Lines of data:
------------------------

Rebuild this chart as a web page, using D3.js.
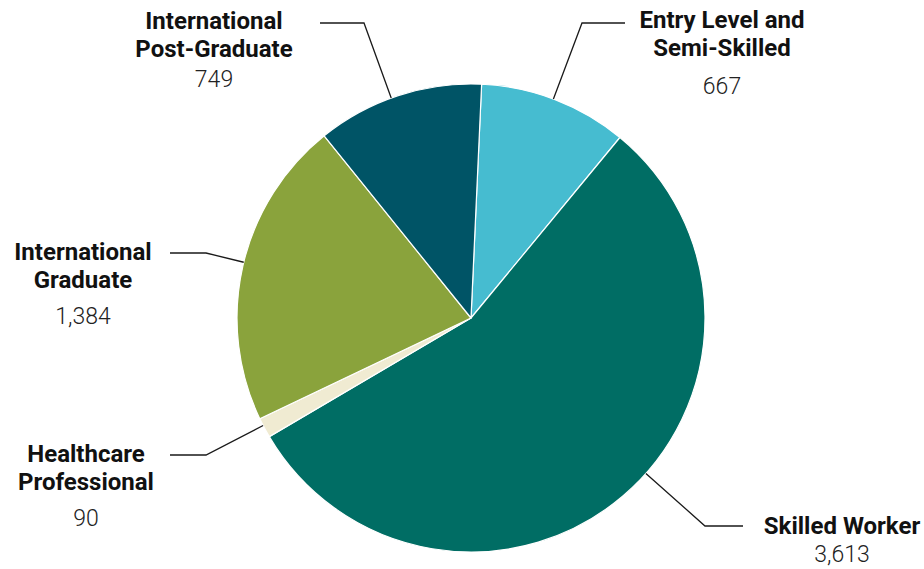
<!DOCTYPE html>
<html>
<head>
<meta charset="utf-8">
<script src="https://cdn.jsdelivr.net/npm/d3@7"></script>
<style>
  html, body { margin: 0; padding: 0; background: #ffffff; }
  svg { display: block; }
  .name { font-family: Roboto, "Noto Sans", sans-serif; font-weight: 700; font-size: 24px; fill: #111111; }
  .value { font-family: Roboto, "Noto Sans", sans-serif; font-weight: 300; font-size: 23px; fill: #222222; }
</style>
</head>
<body>
<svg id="chart" width="924" height="569"></svg>
<script>
// Visa categories, clockwise from the top
const categories = [
  "Entry Level and Semi-Skilled",
  "Skilled Worker",
  "Healthcare Professional",
  "International Graduate",
  "International Post-Graduate"
];
const values = [667, 3613, 90, 1384, 749];
const labelLines = [
  ["Entry Level and", "Semi-Skilled"],
  ["Skilled Worker"],
  ["Healthcare", "Professional"],
  ["International", "Graduate"],
  ["International", "Post-Graduate"]
];
const sliceColors = ["#46bcd0", "#006d64", "#f0ebd2", "#8aa33c", "#005466"];

// Label placement: text anchor, leader elbow and end of the horizontal leader run
const labelLayout = [
  { x: 722, y: 28,  valueY: 94,  elbow: [582, 23],  endX: 625 },
  { x: 842, y: 534, valueY: 562, elbow: [705, 526], endX: 743 },
  { x: 86,  y: 462, valueY: 526, elbow: [206, 455], endX: 170 },
  { x: 83,  y: 260, valueY: 324, elbow: [206, 253], endX: 170 },
  { x: 214, y: 29,  valueY: 87,  elbow: [364, 23],  endX: 320 }
];

const svg = d3.select("#chart");
const cx = 471, cy = 318, radius = 234;
const startOffset = 2.6 * Math.PI / 180;
const lineGap = 28;

const data = categories.map((c, i) => ({ category: c, value: values[i], lines: labelLines[i], color: sliceColors[i], layout: labelLayout[i] }));

const pie = d3.pie()
  .sort(null)
  .value(d => d.value)
  .startAngle(startOffset)
  .endAngle(startOffset + 2 * Math.PI);

const arc = d3.arc().innerRadius(0).outerRadius(radius);

const g = svg.append("g").attr("transform", `translate(${cx},${cy})`);

g.selectAll("path.slice")
  .data(pie(data))
  .join("path")
  .attr("class", "slice")
  .attr("d", arc)
  .attr("fill", d => d.data.color)
  .attr("stroke", "#ffffff")
  .attr("stroke-width", 1.2)
  .attr("stroke-linejoin", "round");

// Leader lines: radial from the pie rim to the elbow, then horizontal to the label
const leaders = svg.append("g");
data.forEach(d => {
  const L = d.layout;
  const dx = L.elbow[0] - cx, dy = L.elbow[1] - cy;
  const len = Math.hypot(dx, dy);
  const rim = [cx + dx / len * radius, cy + dy / len * radius];
  leaders.append("polyline")
    .attr("points", [rim, L.elbow, [L.endX, L.elbow[1]]].map(p => p.join(",")).join(" "))
    .attr("fill", "none")
    .attr("stroke", "#1a1a1a")
    .attr("stroke-width", 1.3);
});

const fmt = d3.format(",");
const labels = svg.append("g");
data.forEach(d => {
  const L = d.layout;
  d.lines.forEach((line, j) => {
    labels.append("text")
      .attr("class", "name")
      .attr("x", L.x)
      .attr("y", L.y + j * lineGap)
      .attr("text-anchor", "middle")
      .text(line);
  });
  labels.append("text")
    .attr("class", "value")
    .attr("x", L.x)
    .attr("y", L.valueY)
    .attr("text-anchor", "middle")
    .text(fmt(d.value));
});
</script>
</body>
</html>
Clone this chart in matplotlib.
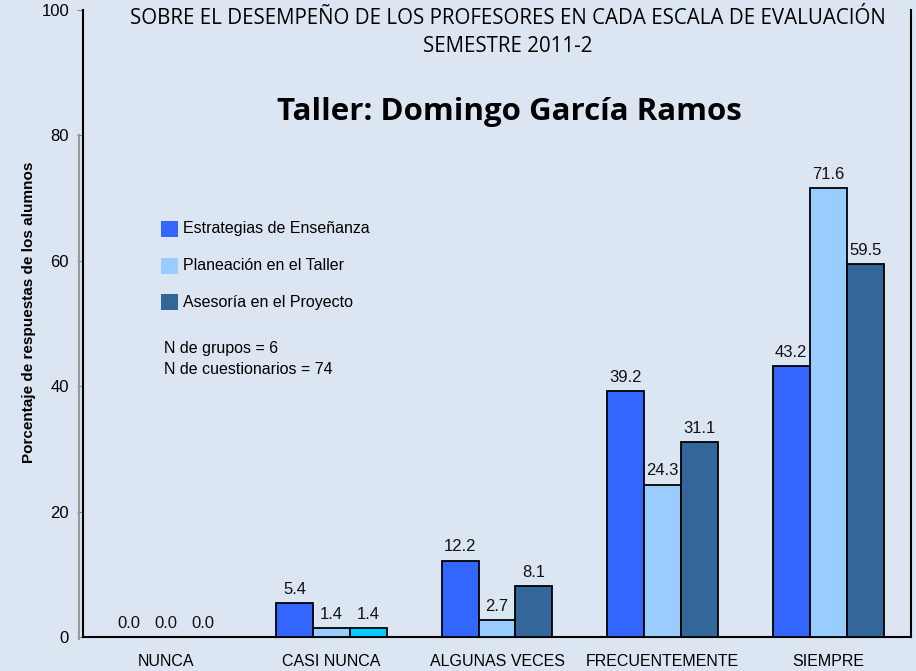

------------------------

Without the pictures, write out all of the material exactly.

**SOLVED EXERCISE:**
Rebuild this chart as a web page, using D3.js.
<!DOCTYPE html>
<html>
<head>
<meta charset="utf-8">
<script src="https://cdn.jsdelivr.net/npm/d3@7"></script>
<style>
  html, body { margin: 0; padding: 0; background: #ffffff; }
  svg { display: block; }
  .name { font-family: Roboto, "Noto Sans", sans-serif; font-weight: 700; font-size: 24px; fill: #111111; }
  .value { font-family: Roboto, "Noto Sans", sans-serif; font-weight: 300; font-size: 23px; fill: #222222; }
</style>
</head>
<body>
<svg id="chart" width="924" height="569"></svg>
<script>
// Visa categories, clockwise from the top
const categories = [
  "Entry Level and Semi-Skilled",
  "Skilled Worker",
  "Healthcare Professional",
  "International Graduate",
  "International Post-Graduate"
];
const values = [667, 3613, 90, 1384, 749];
const labelLines = [
  ["Entry Level and", "Semi-Skilled"],
  ["Skilled Worker"],
  ["Healthcare", "Professional"],
  ["International", "Graduate"],
  ["International", "Post-Graduate"]
];
const sliceColors = ["#46bcd0", "#006d64", "#f0ebd2", "#8aa33c", "#005466"];

// Label placement: text anchor, leader elbow and end of the horizontal leader run
const labelLayout = [
  { x: 722, y: 28,  valueY: 94,  elbow: [582, 23],  endX: 625 },
  { x: 842, y: 534, valueY: 562, elbow: [705, 526], endX: 743 },
  { x: 86,  y: 462, valueY: 526, elbow: [206, 455], endX: 170 },
  { x: 83,  y: 260, valueY: 324, elbow: [206, 253], endX: 170 },
  { x: 214, y: 29,  valueY: 87,  elbow: [364, 23],  endX: 320 }
];

const svg = d3.select("#chart");
const cx = 471, cy = 318, radius = 234;
const startOffset = 2.6 * Math.PI / 180;
const lineGap = 28;

const data = categories.map((c, i) => ({ category: c, value: values[i], lines: labelLines[i], color: sliceColors[i], layout: labelLayout[i] }));

const pie = d3.pie()
  .sort(null)
  .value(d => d.value)
  .startAngle(startOffset)
  .endAngle(startOffset + 2 * Math.PI);

const arc = d3.arc().innerRadius(0).outerRadius(radius);

const g = svg.append("g").attr("transform", `translate(${cx},${cy})`);

g.selectAll("path.slice")
  .data(pie(data))
  .join("path")
  .attr("class", "slice")
  .attr("d", arc)
  .attr("fill", d => d.data.color)
  .attr("stroke", "#ffffff")
  .attr("stroke-width", 1.2)
  .attr("stroke-linejoin", "round");

// Leader lines: radial from the pie rim to the elbow, then horizontal to the label
const leaders = svg.append("g");
data.forEach(d => {
  const L = d.layout;
  const dx = L.elbow[0] - cx, dy = L.elbow[1] - cy;
  const len = Math.hypot(dx, dy);
  const rim = [cx + dx / len * radius, cy + dy / len * radius];
  leaders.append("polyline")
    .attr("points", [rim, L.elbow, [L.endX, L.elbow[1]]].map(p => p.join(",")).join(" "))
    .attr("fill", "none")
    .attr("stroke", "#1a1a1a")
    .attr("stroke-width", 1.3);
});

const fmt = d3.format(",");
const labels = svg.append("g");
data.forEach(d => {
  const L = d.layout;
  d.lines.forEach((line, j) => {
    labels.append("text")
      .attr("class", "name")
      .attr("x", L.x)
      .attr("y", L.y + j * lineGap)
      .attr("text-anchor", "middle")
      .text(line);
  });
  labels.append("text")
    .attr("class", "value")
    .attr("x", L.x)
    .attr("y", L.valueY)
    .attr("text-anchor", "middle")
    .text(fmt(d.value));
});
</script>
</body>
</html>
Clone this chart in matplotlib.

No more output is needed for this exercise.